Skip all pictures, then copy the lines from the start of the data through the line with "1999, 2000, 2001];", keeping both ends.
-=-=-=-=-
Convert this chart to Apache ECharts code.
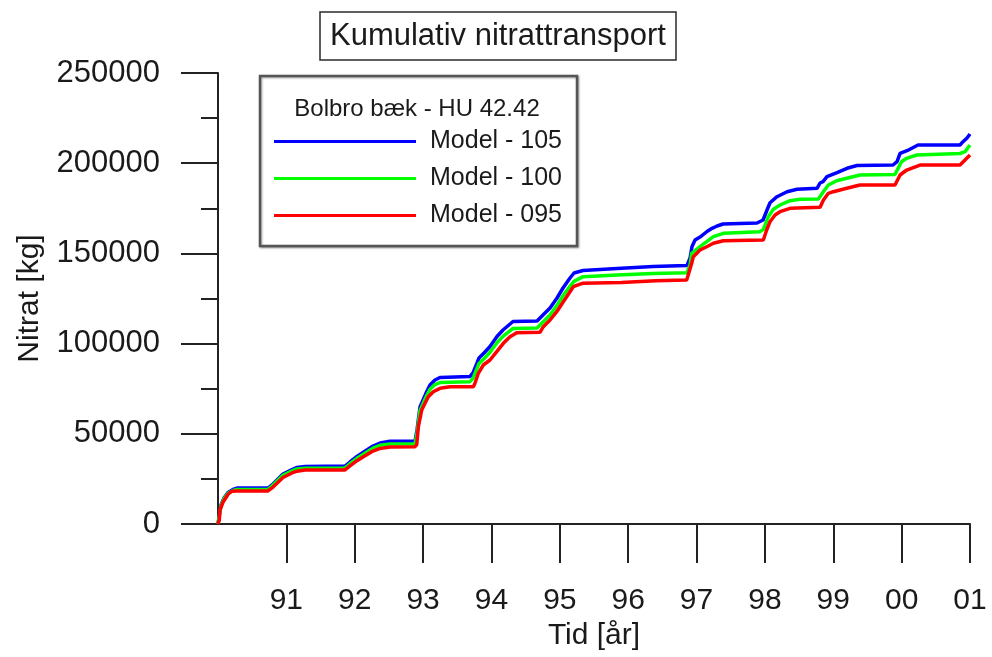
<!DOCTYPE html>
<html>
<head>
<meta charset="utf-8">
<script src="https://cdn.jsdelivr.net/npm/echarts@6/dist/echarts.min.js"></script>
<style>
  html, body { margin: 0; padding: 0; background: #ffffff; }
  #chart { width: 992px; height: 657px; }
</style>
</head>
<body>
<div id="chart"></div>
<script>
// Cumulative nitrate transport, Bolbro bæk - HU 42.42, three model runs.
// Time is given in decimal years, values in kg.

const yearTicks = [1991, 1992, 1993, 1994, 1995, 1996, 1997, 1998, 1999, 2000, 2001];

const t105 = [1990.000, 1990.022, 1990.044, 1990.088, 1990.146, 1990.219, 1990.278, 1990.731, 1990.805, 1990.951,
  1991.083, 1991.156, 1991.273, 1991.858, 1991.931, 1992.033, 1992.121, 1992.267, 1992.370, 1992.516,
  1992.882, 1992.911, 1992.955, 1993.006, 1993.057, 1993.101, 1993.174, 1993.247, 1993.686, 1993.730,
  1993.789, 1993.818, 1993.891, 1993.979, 1994.081, 1994.169, 1994.315, 1994.667, 1994.754, 1994.857,
  1994.959, 1995.047, 1995.149, 1995.208, 1995.339, 1995.837, 1996.363, 1996.861, 1996.905, 1996.934,
  1996.978, 1997.051, 1997.153, 1997.227, 1997.300, 1997.388, 1997.885, 1997.973, 1998.031, 1998.075,
  1998.177, 1998.324, 1998.470, 1998.763, 1998.806, 1998.850, 1998.908, 1999.055, 1999.201, 1999.347,
  1999.874, 1999.933, 1999.977, 2000.079, 2000.240, 2000.854, 2000.898, 2000.957, 2001.000];
const v105 = [0, 5540, 10530, 14410, 17460, 19120, 19900, 19900, 22170, 27720,
  30210, 31320, 31870, 32150, 34370, 37420, 39630, 43240, 44900, 45900,
  45900, 52100, 64850, 69290, 73720, 77050, 79820, 81210, 81760, 83700,
  89240, 92020, 94790, 98390, 103930, 107540, 112250, 112530, 115850, 119730,
  125270, 130820, 136360, 139130, 140520, 141630, 142730, 143300, 147450, 153820,
  157430, 159090, 162140, 163910, 165190, 166300, 166850, 168510, 174060, 178100,
  181430, 184200, 185530, 186080, 189020, 189740, 192510, 194730, 197170, 198720,
  199000, 200830, 205480, 206920, 210090, 210090, 211920, 213970, 216180];

const t100 = [1990.000, 1990.022, 1990.044, 1990.088, 1990.146, 1990.219, 1990.278, 1990.731, 1990.805, 1990.951,
  1991.083, 1991.156, 1991.273, 1991.858, 1991.931, 1992.033, 1992.121, 1992.267, 1992.370, 1992.516,
  1992.882, 1992.911, 1992.955, 1993.006, 1993.057, 1993.101, 1993.174, 1993.247, 1993.686, 1993.730,
  1993.789, 1993.818, 1993.891, 1993.979, 1994.081, 1994.169, 1994.315, 1994.667, 1994.754, 1994.857,
  1994.959, 1995.047, 1995.149, 1995.208, 1995.339, 1995.837, 1996.363, 1996.861, 1996.905, 1996.929,
  1997.051, 1997.149, 1997.246, 1997.392, 1997.929, 1997.978, 1998.050, 1998.123, 1998.221, 1998.368,
  1998.514, 1998.782, 1998.855, 1998.928, 1999.051, 1999.197, 1999.391, 1999.903, 1999.998, 2000.071,
  2000.221, 2000.854, 2000.927, 2001.000];
const v100 = [0, 5300, 10200, 14000, 17000, 18600, 19100, 19100, 21600, 27000,
  29500, 30500, 30900, 31100, 33400, 36400, 38500, 42000, 43600, 44300,
  44400, 50300, 62900, 67300, 71500, 74700, 77300, 78400, 78900, 80700,
  86300, 89000, 91600, 95200, 100500, 104000, 108400, 108700, 112000, 115800,
  121200, 126500, 131800, 134500, 137100, 138000, 138800, 139300, 143570, 150050,
  153710, 156480, 159250, 161140, 162030, 163350, 170350, 174450, 176830, 179210,
  179990, 180200, 184200, 187910, 190300, 191630, 193450, 193800, 200830, 202720,
  204550, 205380, 206370, 210090];

const t095 = [1990.000, 1990.019, 1990.029, 1990.077, 1990.150, 1990.199, 1990.278, 1990.731, 1990.805, 1990.951,
  1991.083, 1991.156, 1991.273, 1991.858, 1991.931, 1992.033, 1992.121, 1992.267, 1992.370, 1992.516,
  1992.882, 1992.907, 1992.931, 1992.980, 1993.028, 1993.076, 1993.149, 1993.247, 1993.394, 1993.735,
  1993.759, 1993.808, 1993.881, 1993.979, 1994.077, 1994.174, 1994.272, 1994.370, 1994.710, 1994.759,
  1994.857, 1994.955, 1995.051, 1995.149, 1995.198, 1995.296, 1995.339, 1995.900, 1996.400, 1996.856,
  1996.929, 1996.953, 1997.051, 1997.149, 1997.246, 1997.392, 1997.977, 1998.026, 1998.075, 1998.148,
  1998.221, 1998.368, 1998.807, 1998.856, 1998.928, 1999.001, 1999.197, 1999.391, 1999.903, 1999.977,
  2000.074, 2000.269, 2000.854, 2000.927, 2001.000];
const v095 = [0, 2200, 7760, 12360, 16630, 18100, 18300, 18300, 20500, 25800,
  28300, 29300, 29900, 30000, 32200, 35100, 37100, 40400, 41900, 42700,
  42850, 44000, 53930, 63190, 66900, 70560, 73340, 75200, 76100, 76100,
  78000, 83540, 88140, 90910, 95510, 100170, 103830, 106050, 106300, 109370,
  113080, 117680, 123220, 128770, 131540, 133000, 133430, 133900, 134800, 135300,
  144510, 148170, 151880, 153710, 155600, 157040, 157420, 162970, 167570, 171290,
  173110, 175000, 175550, 179600, 183310, 184200, 186080, 187910, 187910, 193450,
  196220, 198990, 198990, 201760, 204530];

const seriesNames = ['Model - 105', 'Model - 100', 'Model - 095'];
const seriesColors = ['#0000ff', '#00ff00', '#ff0000'];

function pairs(t, v) {
  return t.map((x, i) => [x, v[i]]);
}

const FONT = "'Liberation Sans', Arial, sans-serif";
const INK = '#1a1a1a';

const chart = echarts.init(document.getElementById('chart'), null, { renderer: 'canvas' });

chart.setOption({
  animation: false,
  backgroundColor: '#ffffff',
  textStyle: { fontFamily: FONT, color: INK },
  title: {
    text: 'Kumulativ nitrattransport',
    left: 320,
    top: 12,
    padding: [9, 10, 8, 10],
    borderColor: '#2a2a2a',
    borderWidth: 1.5,
    textStyle: { fontFamily: FONT, fontSize: 31, fontWeight: 'normal', color: INK }
  },
  graphic: [
    {
      type: 'rect',
      z: 0,
      shape: { x: 260, y: 76, width: 317, height: 170 },
      style: {
        fill: '#ffffff',
        stroke: '#555555',
        lineWidth: 2.5,
        shadowBlur: 2,
        shadowColor: 'rgba(0,0,0,0.35)',
        shadowOffsetX: 1,
        shadowOffsetY: 1
      }
    },
    {
      type: 'text',
      z: 1,
      style: {
        text: 'Bolbro bæk - HU 42.42',
        x: 417,
        y: 109,
        align: 'center',
        verticalAlign: 'middle',
        fontFamily: FONT,
        fontSize: 24,
        fill: INK
      }
    }
  ],
  legend: {
    orient: 'vertical',
    left: 274,
    top: 129,
    padding: 0,
    itemWidth: 142,
    itemHeight: 3,
    itemGap: 12,
    icon: 'rect',
    z: 5,
    selectedMode: false,
    data: seriesNames,
    textStyle: { fontFamily: FONT, fontSize: 25, color: INK, padding: [0, 0, 0, 9] }
  },
  grid: { left: 218, right: 22, top: 73, bottom: 133, containLabel: false },
  xAxis: {
    type: 'value',
    min: 1990,
    max: 2001,
    interval: 1,
    name: 'Tid [år]',
    nameLocation: 'middle',
    nameGap: 96,
    nameTextStyle: { fontFamily: FONT, fontSize: 30, color: INK },
    axisLine: { show: true, lineStyle: { color: '#222', width: 2 } },
    axisTick: { show: true, length: 39, customValues: yearTicks, lineStyle: { color: '#222', width: 2 } },
    axisLabel: {
      margin: 62,
      fontFamily: FONT,
      fontSize: 30,
      color: INK,
      customValues: yearTicks,
      formatter: v => String(Math.round(v) % 100).padStart(2, '0')
    },
    splitLine: { show: false }
  },
  yAxis: {
    type: 'value',
    min: 0,
    max: 250000,
    interval: 50000,
    name: 'Nitrat [kg]',
    nameLocation: 'middle',
    nameGap: 173,
    nameTextStyle: { fontFamily: FONT, fontSize: 30, color: INK },
    axisLine: { show: true, lineStyle: { color: '#222', width: 2 } },
    axisTick: { show: true, length: 37, lineStyle: { color: '#222', width: 2 } },
    minorTick: { show: true, splitNumber: 2, length: 17, lineStyle: { color: '#222', width: 2 } },
    axisLabel: { margin: 58, fontFamily: FONT, fontSize: 31, color: INK, formatter: v => String(v) },
    splitLine: { show: false },
    minorSplitLine: { show: false }
  },
  series: [
    { name: seriesNames[0], type: 'line', data: pairs(t105, v105) },
    { name: seriesNames[1], type: 'line', data: pairs(t100, v100) },
    { name: seriesNames[2], type: 'line', data: pairs(t095, v095) }
  ].map((s, i) => Object.assign(s, {
    showSymbol: false,
    symbol: 'none',
    z: 2 + i,
    color: seriesColors[i],
    lineStyle: { color: seriesColors[i], width: 3.5 }
  }))
});
</script>
</body>
</html>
-=-=-=-=-
◆ Response to this task:
Convert this chart to Apache ECharts code.
<!DOCTYPE html>
<html>
<head>
<meta charset="utf-8">
<script src="https://cdn.jsdelivr.net/npm/echarts@6/dist/echarts.min.js"></script>
<style>
  html, body { margin: 0; padding: 0; background: #ffffff; }
  #chart { width: 992px; height: 657px; }
</style>
</head>
<body>
<div id="chart"></div>
<script>
// Cumulative nitrate transport, Bolbro bæk - HU 42.42, three model runs.
// Time is given in decimal years, values in kg.

const yearTicks = [1991, 1992, 1993, 1994, 1995, 1996, 1997, 1998, 1999, 2000, 2001];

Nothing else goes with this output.